Curt Hendley, "The Happy Husband", has a blog celebrating marriage. He also has a section of the blog dedicated to "ministering to pastors". I appreciate his writings on both subjects, marriage and ministry. Here is an excerpt from his page on ministering to pastors:

My request to you is that you respond with a blog post (or a link to a post if you’ve already written one) listing some practical ways a congregation can encourage their pastor. If you’re reticent about revealing that sort of thing on your own blog, I would be happy to post something you write on my blog and remove your name from it–sort of an "advice from an anonymous pastor" kind of thing. I really want to know this, and I want the flock to stop being unaware of their shepherd’s humanity and needs. If you decide to write a post about this, please let me know so I can read it and link to it.

Here is a practical bit of advice for congregations: If you are tempted to send an email to your pastor, please don't flame him.
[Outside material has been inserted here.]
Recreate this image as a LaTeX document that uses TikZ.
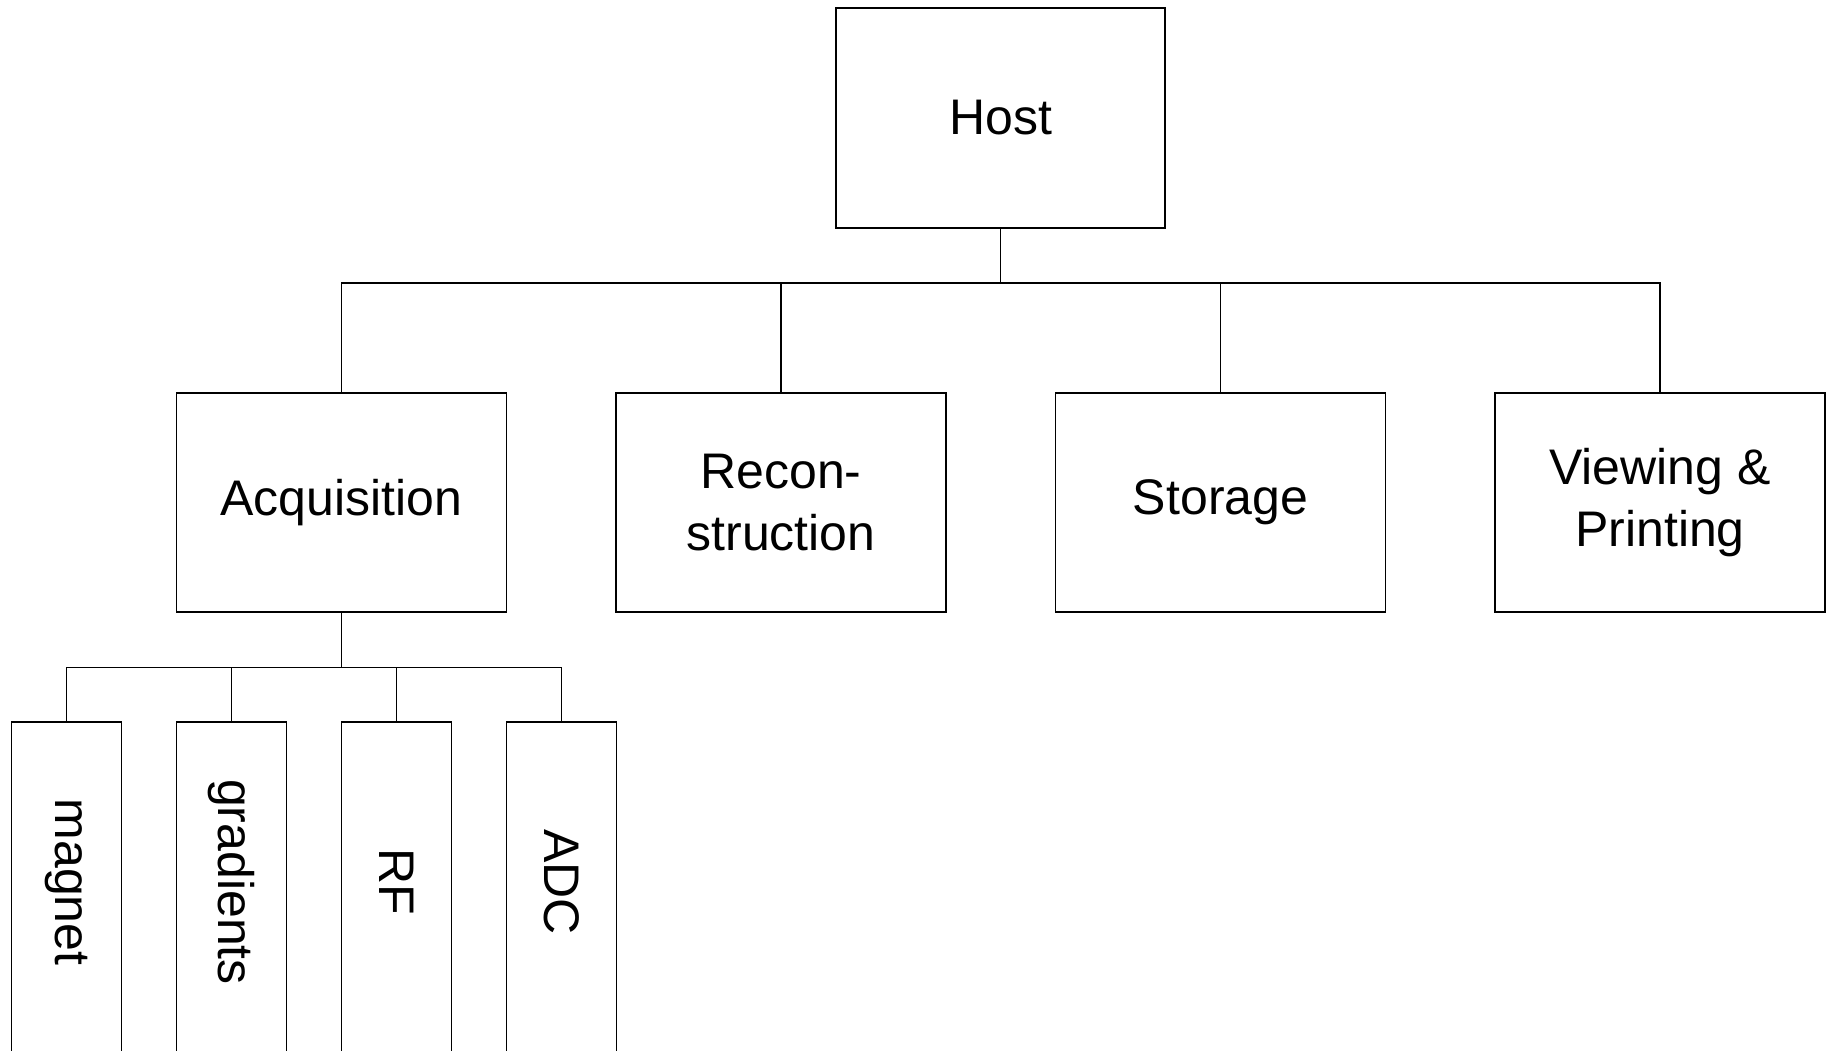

Don't say things you will regret having expressed, when you go to church the next time. And, please, before you press the "send" button, consider what effect your words will have on the reader(s). Remember that e-mail is not a private means of communication. The words you write may be read by staff members and family members of the pastor, including the pastor's wife!

Someday, perhaps I'll write a book: "Dear Congregation," sub-titled, "Everything I've always wanted to tell you, and you've always wanted to know, about being a pastor's wife." The thing that always amazes me most is that people don't realize how badly their words can hurt. It's like they think that pastors are so spiritual they can take anything people dish out to them, even if it's inspired by the devil himself. They don't seem to understand that the devil uses their words to attack and destroy men of God.

God understands, though, and He keeps account of every evil word spoken against His servants.